Enabling Cross-Camera Collaboration for Video Analytics on Distributed Smart Cameras
Chulhong Min, Juheon Yi, Utku Gunay Acer, Fahim Kawsar
TL;DR
Argus tackles the challenge of real-time multi-camera multi-target tracking in overlapping camera deployments by moving computation onto distributed smart cameras and introducing object-wise spatio-temporal association to avoid redundant identifications. The approach combines a dynamic inspector that orders camera and bounding-box inspections with a workload distributor that executes identification tasks in parallel across cameras, all without cloud support. Evaluations on CityFlowV2, CAMPUS, and MMPTRACK demonstrate up to 7.13x fewer identifications and up to 2.19x latency reductions while preserving MOTP/MOTA, validating the practicality of cloud-free, on-device cross-camera collaboration.
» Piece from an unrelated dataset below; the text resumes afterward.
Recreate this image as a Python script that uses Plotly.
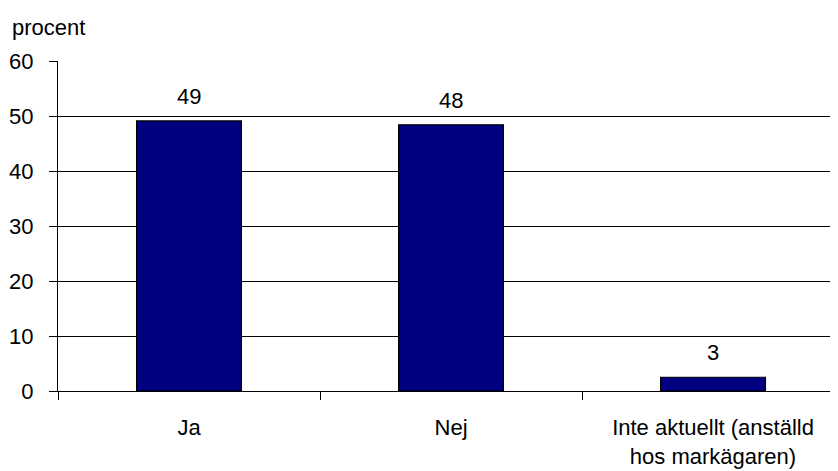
import plotly.graph_objects as go

categories = ["Ja", "Nej", "Inte aktuellt (anställd<br>hos markägaren)"]
values = [49.1, 48.4, 2.5]
value_labels = ["49", "48", "3"]
y_ticks = [0, 10, 20, 30, 40, 50, 60]
y_title = "procent"

FONT = "Liberation Sans, Arial, sans-serif"
fs = 22

fig = go.Figure()
fig.add_trace(go.Bar(
    x=categories, y=values, width=0.4,
    marker=dict(color="#000080", line=dict(color="#000000", width=1.2)),
    hoverinfo="skip",
))

for c, v, t in zip(categories, values, value_labels):
    fig.add_annotation(x=c, y=v, text=t, showarrow=False, xanchor="center",
                       yanchor="bottom", yshift=10,
                       font=dict(family=FONT, size=fs, color="#000000"))

fig.add_annotation(xref="paper", yref="paper", x=-0.062, y=1.0, yshift=19,
                   text=y_title, showarrow=False, xanchor="left", yanchor="bottom",
                   font=dict(family=FONT, size=fs, color="#000000"))

fig.update_layout(
    width=830, height=463,
    margin=dict(l=50, r=0, t=53, b=80),
    paper_bgcolor="white", plot_bgcolor="white",
    showlegend=False,
    font=dict(family=FONT, size=fs, color="#000000"),
    bargap=0.6,
)
fig.update_xaxes(
    type="category", range=[-0.5, 2.477],
    showline=True, linecolor="#000000", linewidth=1,
    ticks="outside", tickson="boundaries", ticklen=8, tickcolor="#000000",
    showgrid=False, ticklabelstandoff=17,
)
fig.update_yaxes(
    range=[0, 60], tickvals=y_ticks,
    showline=True, linecolor="#000000", linewidth=1,
    ticks="outside", ticklen=8, tickcolor="#000000",
    showgrid=True, gridcolor="#000000", gridwidth=1,
    zeroline=False, ticklabelstandoff=11,
)

fig.write_html("out.html")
The work highlights the potential for scalable, privacy-preserving video analytics, with future directions including non-overlapping networks, alternative coordination topologies, and model-splitting to further enhance efficiency.
Abstract
Overlapping cameras offer exciting opportunities to view a scene from different angles, allowing for more advanced, comprehensive and robust analysis. However, existing visual analytics systems for multi-camera streams are mostly limited to (i) per-camera processing and aggregation and (ii) workload-agnostic centralized processing architectures. In this paper, we present Argus, a distributed video analytics system with cross-camera collaboration on smart cameras. We identify multi-camera, multi-target tracking as the primary task of multi-camera video analytics and develop a novel technique that avoids redundant, processing-heavy identification tasks by leveraging object-wise spatio-temporal association in the overlapping fields of view across multiple cameras. We further develop a set of techniques to perform these operations across distributed cameras without cloud support at low latency by (i) dynamically ordering the camera and object inspection sequence and (ii) flexibly distributing the workload across smart cameras, taking into account network transmission and heterogeneous computational capacities. Evaluation of three real-world overlapping camera datasets with two Nvidia Jetson devices shows that Argus reduces the number of object identifications and end-to-end latency by up to 7.13x and 2.19x (4.86x and 1.60x compared to the state-of-the-art), while achieving comparable tracking quality.